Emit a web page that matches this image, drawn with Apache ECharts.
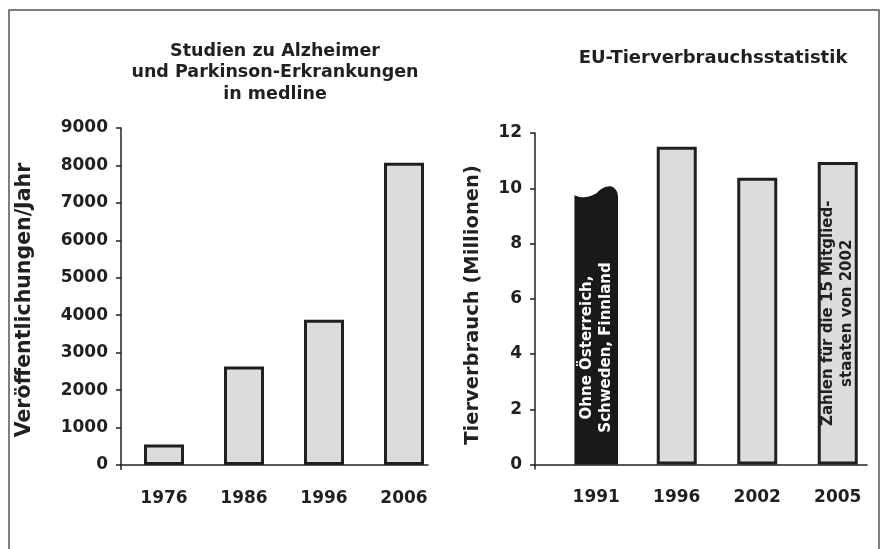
<!DOCTYPE html>
<html>
<head>
<meta charset="utf-8">
<script src="https://cdn.jsdelivr.net/npm/echarts@6/dist/echarts.min.js"></script>
<style>
  html, body { margin: 0; padding: 0; background: #fff; }
  #chart { width: 882px; height: 549px; }
</style>
</head>
<body>
<div id="chart"></div>
<script>
// ---- data ----
const leftTitle = 'Studien zu Alzheimer\nund Parkinson-Erkrankungen\nin medline';
const leftAxisName = 'Veröffentlichungen/Jahr';
const leftCategories = ['1976', '1986', '1996', '2006'];
const leftValues = [550, 2630, 3880, 8070];
const leftTickMin = 0, leftTickMax = 9000, leftTickStep = 1000;

const rightTitle = 'EU-Tierverbrauchsstatistik';
const rightAxisName = 'Tierverbrauch (Millionen)';
const rightCategories = ['1991', '1996', '2002', '2005'];
const rightValues = [9.75, 11.5, 10.38, 10.95];
const rightTickMin = 0, rightTickMax = 12, rightTickStep = 2;
const rightNotes = ['Ohne Österreich,\nSchweden, Finnland', '', '', 'Zahlen für die 15 Mitglied-\nstaaten von 2002'];
const partialIndex = 0; // the torn black bar

// ---- styles ----
const FONT = '"DejaVu Sans", "Liberation Sans", sans-serif';
const INK = '#231f20';
const FILL = '#dcdcde';

const chart = echarts.init(document.getElementById('chart'), null, { renderer: 'canvas' });

const axisGridL = { left: 121, top: 128, width: 307, height: 337 };
const barGridL  = { left: 124, top: 128, width: 320, height: 337 };
const axisGridR = { left: 535, top: 133, width: 332, height: 331.5 };
const barGridR  = { left: 556, top: 133, width: 322, height: 331.5 };

function axisX(gridIndex) {
  return { type: 'value', gridIndex, min: 0, max: 1,
    axisLine: { show: true, onZero: false, lineStyle: { color: INK, width: 1.5 } },
    axisTick: { show: false }, axisLabel: { show: false }, splitLine: { show: false } };
}
function axisY(gridIndex, min, max, step) {
  return { type: 'value', gridIndex, min, max, interval: step,
    axisLine: { show: true, lineStyle: { color: INK, width: 1.5 } },
    axisTick: { show: true, inside: false, length: 5, lineStyle: { color: INK, width: 1.5 } },
    axisLabel: { color: INK, fontFamily: FONT, fontWeight: 'bold', fontSize: 17, margin: 13,
      formatter: v => String(v) },
    splitLine: { show: false } };
}
function catX(gridIndex, data) {
  return { type: 'category', gridIndex, data,
    axisLine: { show: false }, axisTick: { show: false }, splitLine: { show: false },
    axisLabel: { color: INK, fontFamily: FONT, fontWeight: 'bold', fontSize: 17, margin: 25 } };
}
function hiddenY(gridIndex, min, max) {
  return { type: 'value', gridIndex, min, max, show: false, splitLine: { show: false } };
}

const barStyle = { color: FILL, borderColor: INK, borderWidth: 3 };

// small stubs where the y axes run a little past the x axes
function axisStub(grid) {
  const x = grid.left, y = grid.top + grid.height;
  return { type: 'line', silent: true, shape: { x1: x, y1: y, x2: x, y2: y + 5 },
    style: { stroke: INK, lineWidth: 1.5 } };
}

const option = {
  animation: false,
  backgroundColor: '#fff',
  title: [
    { text: leftTitle, left: 270, top: 35.5, textAlign: 'center',
      textStyle: { color: INK, fontFamily: FONT, fontWeight: 'bold', fontSize: 17.5, lineHeight: 21.5 } },
    { text: rightTitle, left: 708, top: 43, textAlign: 'center',
      textStyle: { color: INK, fontFamily: FONT, fontWeight: 'bold', fontSize: 18, lineHeight: 21.5 } }
  ],
  graphic: [
    { type: 'rect', silent: true, z: -1,
      shape: { x: 9, y: 10, width: 870, height: 600 },
      style: { fill: 'none', stroke: '#555', lineWidth: 1.5 } },
    axisStub(axisGridL),
    axisStub(axisGridR),
    { type: 'text', x: 25, y: 300, rotation: Math.PI / 2, silent: true,
      style: { text: leftAxisName, fill: INK, font: 'bold 20.5px ' + FONT,
        align: 'center', verticalAlign: 'middle' } },
    { type: 'text', x: 472.5, y: 305, rotation: Math.PI / 2, silent: true,
      style: { text: rightAxisName, fill: INK, font: 'bold 19.5px ' + FONT,
        align: 'center', verticalAlign: 'middle' } }
  ],
  grid: [axisGridL, barGridL, axisGridR, barGridR],
  xAxis: [
    axisX(0),
    catX(1, leftCategories),
    axisX(2),
    catX(3, rightCategories)
  ],
  yAxis: [
    axisY(0, leftTickMin, leftTickMax, leftTickStep),
    hiddenY(1, leftTickMin, leftTickMax),
    axisY(2, rightTickMin, rightTickMax, rightTickStep),
    hiddenY(3, rightTickMin, rightTickMax)
  ],
  series: [
    { type: 'bar', xAxisIndex: 1, yAxisIndex: 1, barWidth: 40,
      itemStyle: barStyle, data: leftValues, z: 1 },
    { type: 'bar', xAxisIndex: 3, yAxisIndex: 3, barWidth: 40, itemStyle: barStyle, z: 1,
      data: rightValues.map((v, i) => {
        if (i === partialIndex) return '-';
        if (!rightNotes[i]) return v;
        return { value: v, label: { show: true, position: 'inside', rotate: 90,
          formatter: rightNotes[i], color: INK, fontFamily: FONT, fontWeight: 'bold',
          fontSize: 15, lineHeight: 19, align: 'center', verticalAlign: 'middle' } };
      }) },
    { type: 'custom', xAxisIndex: 3, yAxisIndex: 3, z: 2,
      data: rightValues.map((v, i) => [i, v]).filter(d => d[0] === partialIndex),
      renderItem: function (params, api) {
        const idx = api.value(0), val = api.value(1);
        const top = api.coord([idx, val]);
        const base = api.coord([idx, 0]);
        const w = 43.6;
        const x0 = top[0] - w / 2, x1 = top[0] + w / 2, yt = top[1], y0 = base[1];
        const path = 'M' + x0 + ' ' + y0 + ' L' + x0 + ' ' + yt +
          ' C' + (x0 + 6) + ' ' + (yt + 3) + ' ' + (x0 + 14) + ' ' + (yt + 3) + ' ' + (x0 + 22) + ' ' + (yt - 2) +
          ' C' + (x0 + 28) + ' ' + (yt - 8) + ' ' + (x0 + 35) + ' ' + (yt - 11) + ' ' + (x0 + 40) + ' ' + (yt - 7) +
          ' Q' + x1 + ' ' + (yt - 4) + ' ' + x1 + ' ' + (yt + 2) +
          ' L' + x1 + ' ' + y0 + ' Z';
        return {
          type: 'group',
          children: [
            { type: 'path', shape: { pathData: path }, style: { fill: '#1b1819', stroke: 'none' } },
            { type: 'text', x: top[0], y: y0 - 117, rotation: Math.PI / 2,
              style: { text: rightNotes[idx], fill: '#fff', font: 'bold 15px ' + FONT,
                lineHeight: 19, align: 'center', verticalAlign: 'middle' } }
          ]
        };
      } }
  ]
};
chart.setOption(option);
</script>
</body>
</html>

GIVEN INSTRUCTION: Copy the material shown above in full and exactly. Skip the pictures.

REPLY:
Emit a web page that matches this image, drawn with Apache ECharts.
<!DOCTYPE html>
<html>
<head>
<meta charset="utf-8">
<script src="https://cdn.jsdelivr.net/npm/echarts@6/dist/echarts.min.js"></script>
<style>
  html, body { margin: 0; padding: 0; background: #fff; }
  #chart { width: 882px; height: 549px; }
</style>
</head>
<body>
<div id="chart"></div>
<script>
// ---- data ----
const leftTitle = 'Studien zu Alzheimer\nund Parkinson-Erkrankungen\nin medline';
const leftAxisName = 'Veröffentlichungen/Jahr';
const leftCategories = ['1976', '1986', '1996', '2006'];
const leftValues = [550, 2630, 3880, 8070];
const leftTickMin = 0, leftTickMax = 9000, leftTickStep = 1000;

const rightTitle = 'EU-Tierverbrauchsstatistik';
const rightAxisName = 'Tierverbrauch (Millionen)';
const rightCategories = ['1991', '1996', '2002', '2005'];
const rightValues = [9.75, 11.5, 10.38, 10.95];
const rightTickMin = 0, rightTickMax = 12, rightTickStep = 2;
const rightNotes = ['Ohne Österreich,\nSchweden, Finnland', '', '', 'Zahlen für die 15 Mitglied-\nstaaten von 2002'];
const partialIndex = 0; // the torn black bar

// ---- styles ----
const FONT = '"DejaVu Sans", "Liberation Sans", sans-serif';
const INK = '#231f20';
const FILL = '#dcdcde';

const chart = echarts.init(document.getElementById('chart'), null, { renderer: 'canvas' });

const axisGridL = { left: 121, top: 128, width: 307, height: 337 };
const barGridL  = { left: 124, top: 128, width: 320, height: 337 };
const axisGridR = { left: 535, top: 133, width: 332, height: 331.5 };
const barGridR  = { left: 556, top: 133, width: 322, height: 331.5 };

function axisX(gridIndex) {
  return { type: 'value', gridIndex, min: 0, max: 1,
    axisLine: { show: true, onZero: false, lineStyle: { color: INK, width: 1.5 } },
    axisTick: { show: false }, axisLabel: { show: false }, splitLine: { show: false } };
}
function axisY(gridIndex, min, max, step) {
  return { type: 'value', gridIndex, min, max, interval: step,
    axisLine: { show: true, lineStyle: { color: INK, width: 1.5 } },
    axisTick: { show: true, inside: false, length: 5, lineStyle: { color: INK, width: 1.5 } },
    axisLabel: { color: INK, fontFamily: FONT, fontWeight: 'bold', fontSize: 17, margin: 13,
      formatter: v => String(v) },
    splitLine: { show: false } };
}
function catX(gridIndex, data) {
  return { type: 'category', gridIndex, data,
    axisLine: { show: false }, axisTick: { show: false }, splitLine: { show: false },
    axisLabel: { color: INK, fontFamily: FONT, fontWeight: 'bold', fontSize: 17, margin: 25 } };
}
function hiddenY(gridIndex, min, max) {
  return { type: 'value', gridIndex, min, max, show: false, splitLine: { show: false } };
}

const barStyle = { color: FILL, borderColor: INK, borderWidth: 3 };

// small stubs where the y axes run a little past the x axes
function axisStub(grid) {
  const x = grid.left, y = grid.top + grid.height;
  return { type: 'line', silent: true, shape: { x1: x, y1: y, x2: x, y2: y + 5 },
    style: { stroke: INK, lineWidth: 1.5 } };
}

const option = {
  animation: false,
  backgroundColor: '#fff',
  title: [
    { text: leftTitle, left: 270, top: 35.5, textAlign: 'center',
      textStyle: { color: INK, fontFamily: FONT, fontWeight: 'bold', fontSize: 17.5, lineHeight: 21.5 } },
    { text: rightTitle, left: 708, top: 43, textAlign: 'center',
      textStyle: { color: INK, fontFamily: FONT, fontWeight: 'bold', fontSize: 18, lineHeight: 21.5 } }
  ],
  graphic: [
    { type: 'rect', silent: true, z: -1,
      shape: { x: 9, y: 10, width: 870, height: 600 },
      style: { fill: 'none', stroke: '#555', lineWidth: 1.5 } },
    axisStub(axisGridL),
    axisStub(axisGridR),
    { type: 'text', x: 25, y: 300, rotation: Math.PI / 2, silent: true,
      style: { text: leftAxisName, fill: INK, font: 'bold 20.5px ' + FONT,
        align: 'center', verticalAlign: 'middle' } },
    { type: 'text', x: 472.5, y: 305, rotation: Math.PI / 2, silent: true,
      style: { text: rightAxisName, fill: INK, font: 'bold 19.5px ' + FONT,
        align: 'center', verticalAlign: 'middle' } }
  ],
  grid: [axisGridL, barGridL, axisGridR, barGridR],
  xAxis: [
    axisX(0),
    catX(1, leftCategories),
    axisX(2),
    catX(3, rightCategories)
  ],
  yAxis: [
    axisY(0, leftTickMin, leftTickMax, leftTickStep),
    hiddenY(1, leftTickMin, leftTickMax),
    axisY(2, rightTickMin, rightTickMax, rightTickStep),
    hiddenY(3, rightTickMin, rightTickMax)
  ],
  series: [
    { type: 'bar', xAxisIndex: 1, yAxisIndex: 1, barWidth: 40,
      itemStyle: barStyle, data: leftValues, z: 1 },
    { type: 'bar', xAxisIndex: 3, yAxisIndex: 3, barWidth: 40, itemStyle: barStyle, z: 1,
      data: rightValues.map((v, i) => {
        if (i === partialIndex) return '-';
        if (!rightNotes[i]) return v;
        return { value: v, label: { show: true, position: 'inside', rotate: 90,
          formatter: rightNotes[i], color: INK, fontFamily: FONT, fontWeight: 'bold',
          fontSize: 15, lineHeight: 19, align: 'center', verticalAlign: 'middle' } };
      }) },
    { type: 'custom', xAxisIndex: 3, yAxisIndex: 3, z: 2,
      data: rightValues.map((v, i) => [i, v]).filter(d => d[0] === partialIndex),
      renderItem: function (params, api) {
        const idx = api.value(0), val = api.value(1);
        const top = api.coord([idx, val]);
        const base = api.coord([idx, 0]);
        const w = 43.6;
        const x0 = top[0] - w / 2, x1 = top[0] + w / 2, yt = top[1], y0 = base[1];
        const path = 'M' + x0 + ' ' + y0 + ' L' + x0 + ' ' + yt +
          ' C' + (x0 + 6) + ' ' + (yt + 3) + ' ' + (x0 + 14) + ' ' + (yt + 3) + ' ' + (x0 + 22) + ' ' + (yt - 2) +
          ' C' + (x0 + 28) + ' ' + (yt - 8) + ' ' + (x0 + 35) + ' ' + (yt - 11) + ' ' + (x0 + 40) + ' ' + (yt - 7) +
          ' Q' + x1 + ' ' + (yt - 4) + ' ' + x1 + ' ' + (yt + 2) +
          ' L' + x1 + ' ' + y0 + ' Z';
        return {
          type: 'group',
          children: [
            { type: 'path', shape: { pathData: path }, style: { fill: '#1b1819', stroke: 'none' } },
            { type: 'text', x: top[0], y: y0 - 117, rotation: Math.PI / 2,
              style: { text: rightNotes[idx], fill: '#fff', font: 'bold 15px ' + FONT,
                lineHeight: 19, align: 'center', verticalAlign: 'middle' } }
          ]
        };
      } }
  ]
};
chart.setOption(option);
</script>
</body>
</html>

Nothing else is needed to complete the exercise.